Thursday, November 5, 2009

We need the old members to come back!!

It's the competition season, and this weekend UMBDT will lead a 60-person group to wipe off the dance floor and claim all the prizes in the Purdue Classic. I am only going to OSB, which is two weeks later. Since Joseph can no longer dance in bronze, we are going to compete in silver and gold (for standard only). I guess Joseph, subconsciously, wants to leave a glorious record in his last semester, so it has to be something challenging.

Yesterday we did a few rounds of mock competition at the DTS and realized that once our dance fell apart once we needed to floor-craft. Bad! But we will keep practicing and see what will happen.

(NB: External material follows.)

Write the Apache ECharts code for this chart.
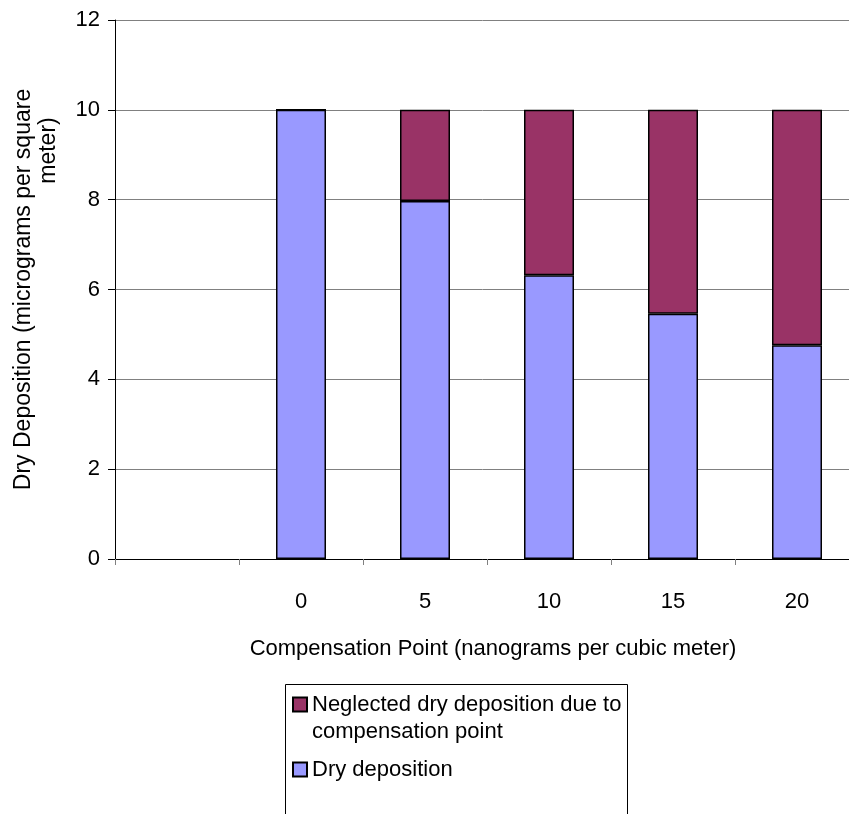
<!DOCTYPE html>
<html>
<head>
<meta charset="utf-8">
<script src="https://cdn.jsdelivr.net/npm/echarts@6/dist/echarts.min.js"></script>
<style>
  html, body { margin: 0; padding: 0; background: #fff; }
  #main { width: 849px; height: 814px; }
</style>
</head>
<body>
<div id="main"></div>
<script>
// categories (first slot is empty in the original chart)
var categories = ['', '0', '5', '10', '15', '20'];
// dry deposition (micrograms per square meter)
var dryDeposition = [null, 10, 7.97, 6.32, 5.46, 4.76];
// part lost because of the compensation point
var neglected = [null, 0, 2.03, 3.68, 4.54, 5.24];

var seriesNames = ['Dry deposition', 'Neglected dry deposition due to\ncompensation point'];
var yTitle = ['Dry Deposition (micrograms per square', 'meter)'];
var xTitle = 'Compensation Point (nanograms per cubic meter)';

var font = "'Liberation Sans', Arial, sans-serif";

var chart = echarts.init(document.getElementById('main'));

// legend text: the icon sits on the first line, like excel does it
function legendText(name) {
	var lines = name.split('\n');
	var out = lines.map(function (l) { return '{t|' + l + '}'; });
	if (lines.length > 1) {
		// empty line on top so the block centre falls on line one
		out.unshift('{t| }');
	}
	return out.join('\n');
}

var option = {
	animation: false,
	backgroundColor: '#fff',
	textStyle: { fontFamily: font, color: '#000' },
	grid: {
		left: 115,
		top: 20,
		right: -10,
		bottom: 255,
		outerBoundsMode: 'none'
	},
	legend: {
		orient: 'vertical',
		left: 292,
		top: 664,
		padding: 0,
		itemGap: 11,
		itemWidth: 14,
		itemHeight: 14,
		selectedMode: false,
		icon: 'rect',
		formatter: legendText,
		textStyle: {
			fontSize: 22,
			lineHeight: 27,
			color: '#000',
			fontFamily: font,
			rich: {
				t: { fontSize: 22, lineHeight: 27, color: '#000', fontFamily: font }
			}
		},
		data: [seriesNames[1], seriesNames[0]]
	},
	xAxis: {
		type: 'category',
		data: categories,
		name: xTitle,
		nameLocation: 'middle',
		nameGap: 79,
		nameTextStyle: { fontSize: 22, color: '#000', padding: [0, 0, 0, 12] },
		axisLine: { lineStyle: { color: '#000', width: 1 } },
		axisTick: { show: true, length: 6, lineStyle: { color: '#808080' } },
		axisLabel: { fontSize: 22, color: '#000', margin: 32 },
		splitLine: { show: false }
	},
	yAxis: {
		type: 'value',
		min: 0,
		max: 12,
		interval: 2,
		name: '{a|' + yTitle[0] + '}\n{b|' + yTitle[1] + '}',
		nameLocation: 'middle',
		nameRotate: 90,
		nameGap: 54,
		nameTextStyle: {
			fontSize: 23,
			lineHeight: 25,
			color: '#000',
			rich: {
				a: { fontSize: 23, lineHeight: 25, fontFamily: font, color: '#000' },
				b: { fontSize: 23, lineHeight: 25, fontFamily: font, color: '#000', padding: [0, 0, 0, 278] }
			}
		},
		axisLine: { show: true, lineStyle: { color: '#000', width: 1 } },
		axisTick: { show: true, length: 7, lineStyle: { color: '#000' } },
		axisLabel: { fontSize: 22, color: '#000', margin: 15 },
		splitLine: { show: true, lineStyle: { color: '#808080', width: 1 } }
	},
	graphic: [{
		type: 'rect',
		shape: { x: 285.5, y: 684.5, width: 342, height: 200 },
		style: { fill: 'none', stroke: '#000', lineWidth: 1 },
		z: -1
	}],
	series: [{
		name: seriesNames[0],
		type: 'bar',
		stack: 'total',
		barWidth: 50,
		data: dryDeposition,
		itemStyle: { color: '#9999FF', borderColor: '#000', borderWidth: 1.5 }
	}, {
		name: seriesNames[1],
		type: 'bar',
		stack: 'total',
		barWidth: 50,
		data: neglected,
		itemStyle: { color: '#993366', borderColor: '#000', borderWidth: 1.5 }
	}]
};

chart.setOption(option);
</script>
</body>
</html>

I miss the ballroom team that has Stacy and Eric all in a sudden. I hope you all have a good time no matter where you are!

Sunday, November 1, 2009

Phone call to home, and roommate: 2 things that are annoying

I spent my last few weeks on the c++ project, and stayed in the library 6 to 8 hours a day last week. I called back home and my dad said something that I could not believe my ears, " That's the way you should work. You cannot rely on your little wit anymore." I was like... 'what on earth are you talking about!' No matter how hard I have been studying, he just never recognized... annoying.
When I got back home after working on the c++ project for 8 hour straight, my roommate said," You chose that." I had to try hard to represse the sudden surge of anger and hatred.

Just people are being egoist and cold-blood.

Girl in Amsterdam

It was foggy yesterday. A what-trick-Ann-Arbor-is-playing-again awe rised when I opened the door. And I thought of Ichi in Amsterdam. How was she at the time? What it was like in Amsterdam became a very enchanting mystery. She wrote on her blog that all the acquaintances and friends no longer meant a physical individual but rather a symbolizing silhouette of spiritual power and beauty as the distance was so great between us and them. Their existence assured us the strength of will power. I thought of those when I was walking to the class, and her words were so precise in our mother tongue that I was so deeply moved. She should not feel any surprise if I said I loved her-- because I believed among our hearts we and our small group of friends have an unbreakable spiritual dependence that is so precisely love.

I yearned to see Ichi in Amsterdam. I hate to see the ticket price so high.